Each parent is required to write, and have delivered, an Impact Letter at the time of their child’s arrival at Turning Winds. If it is not possible to have this letter delivered at the time of the child’s arrival, see that the letter arrives at Turning Winds no later than five days after the child’s arrival.
The Impact Letter is to be addressed to your child. The content of the Impact Letter should be strictly limited to addressing the following points:
- A concise statement of why he or she is attending Turning Winds
- A concise statement of why he or she is attending Turning Winds A full account of the basis of your concerns
- Descriptions of the child’s problem behaviors, including the length of time the child exhibited those behaviors and the negative effects on others
- Also, include what was most disturbing to you regarding the possible negative results of your child’s behaviors
- Include a statement of what you expect your child to change and learn during his or her enrollment at Turning Winds
Be sure that the letter contains a summary of all of the child’s significant negative behaviors.

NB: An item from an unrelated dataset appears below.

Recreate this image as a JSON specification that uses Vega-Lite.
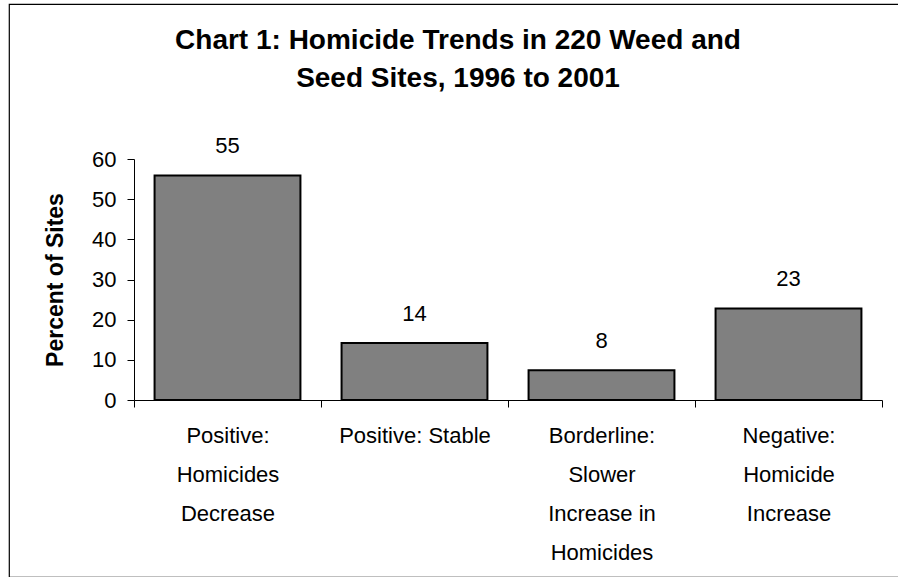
{
  "$schema": "https://vega.github.io/schema/vega-lite/v6.json",
  "autosize": "none",
  "width": 900,
  "height": 573,
  "padding": {"left": 9, "top": 4, "right": 0, "bottom": 0},
  "background": "white",
  "config": {
    "font": "Liberation Sans",
    "view": {"stroke": "black", "strokeWidth": 1.2}
  },
  "title": {
    "text": ["Chart 1: Homicide Trends in 220 Weed and", "Seed Sites, 1996 to 2001"],
    "fontSize": 28,
    "fontWeight": "bold",
    "font": "Liberation Sans",
    "color": "black",
    "anchor": "middle",
    "frame": "group",
    "lineHeight": 38,
    "offset": -89,
    "dx": -1
  },
  "data": {
    "values": [
      {"category": "Positive: Homicides Decrease", "percent": 55.9, "label": "55"},
      {"category": "Positive: Stable", "percent": 14.2, "label": "14"},
      {"category": "Borderline: Slower Increase in Homicides", "percent": 7.4, "label": "8"},
      {"category": "Negative: Homicide Increase", "percent": 22.8, "label": "23"}
    ]
  },
  "encoding": {
    "x": {
      "field": "category",
      "type": "nominal",
      "sort": null,
      "scale": {"range": [125, 873], "paddingInner": 0, "paddingOuter": 0},
      "axis": {
        "title": null,
        "offset": -177,
        "labelAngle": 0,
        "labelFontSize": 22,
        "labelColor": "black",
        "labelLineHeight": 39,
        "labelPadding": 18,
        "labelLimit": 300,
        "tickBand": "extent",
        "tickSize": 7,
        "tickColor": "black",
        "domainColor": "black",
        "labelExpr": "datum.value == 'Positive: Homicides Decrease' ? ['Positive:', 'Homicides', 'Decrease'] : datum.value == 'Borderline: Slower Increase in Homicides' ? ['Borderline:', 'Slower', 'Increase in', 'Homicides'] : datum.value == 'Negative: Homicide Increase' ? ['Negative:', 'Homicide', 'Increase'] : datum.value"
      }
    },
    "y": {
      "field": "percent",
      "type": "quantitative",
      "scale": {"domain": [0, 60], "range": [396, 155], "nice": false},
      "axis": {
        "title": "Percent of Sites",
        "titleFontSize": 23,
        "titleFontWeight": "bold",
        "titleColor": "black",
        "titlePadding": 24,
        "offset": -125,
        "values": [0, 10, 20, 30, 40, 50, 60],
        "grid": false,
        "labelFontSize": 22,
        "labelColor": "black",
        "labelPadding": 11,
        "tickSize": 7,
        "tickColor": "black",
        "domainColor": "black"
      }
    }
  },
  "layer": [
    {
      "mark": {"type": "bar", "fill": "#808080", "stroke": "black", "strokeWidth": 2, "width": {"band": 0.78}}
    },
    {
      "mark": {"type": "text", "fontSize": 22, "color": "black", "baseline": "alphabetic", "dy": -22},
      "encoding": {"text": {"field": "label"}}
    }
  ]
}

It should be a straightforward and plain accounting of the problems. The tone of the letter should be firm and authoritative. Involved parents and family members (such as siblings, grandparents, etc.) may choose to each write separate Impact Letters or may choose to write one letter together within the recommended timeframe.
Address the main points of the Impact Letter by communicating in a specific and direct manner, do not suppress your concerns or be apologetic. The letter should not analyze the problem or present them in a way that downplays the child’s active role in their negative behaviors.
Make it clear if the child’s behavior was a source of great concern, disruption, expense or discord within the family without harassing, guilt tripping or manipulating him or her. These harmful tactics interfere with a child’s ability to receive the central message of the letter and to take mature responsibility for his or her actions.
The Impact Letter does not have to be long, and in fact, a shorter and more concise letter may be better. This approach gives the child a chance to take responsibility for more general issues and to supply the details on their own. Many parents can say what they need to express in just two pages. Here are a few examples:
Drug use: You have been abusing drugs (marijuana, alcohol, cocaine; we suspect several other drugs). This runs the risk of legal problems, health problems (including drug-related violence, motor vehicle accidents, etc). Your drug involvement has been at the expense of pursuits that are positive (school, family relationships, sports, etc.) Drug use exposes you to a lot of negative influences and opportunities. Our family has been in constant turmoil, in large part because of your drug-abuse lifestyle.
Defiance and Disrespect at Home: You have a pattern of defying our household rules. You have gone out with whom ever you chose, to go wherever you wanted, doing what you wanted and returned much later than we consented. You have been unwilling to do basic household chores. When confronted, you have responded disrespectfully. You have lied to us a great deal and lost our trust in your word. These behaviors are unacceptable and are a significant part of why we needed you to attend Turning Winds.
Poor Academic Effort: We do not require that you perform at a higher level than you are capable of, but you clearly have been putting forth very inadequate effort in school. At this rate, you will not be able to finish high school, a very basic expectation and one that you certainly can achieve.
Depressive symptoms: You have shown several depressive symptoms over the past year. You have withdrawn from people that were important in your life. You do not look happy or content. You have stopped taking part in your previous hobbies and interests. You no longer show any interest in where you are going in life. This comes from my own observations as well as comments from your siblings, friends, teachers, counselors, et cetera. You have not gone along with treatments that we offered you (therapy, medication, etc.).
The preceding material presents general guidelines. It is essential that you write your Impact Letter in your own way and in your own voice, while observing these guidelines. TWAI staff can help you through this assignment. This letter is an essential part of the TWAI program and is vital in helping your child.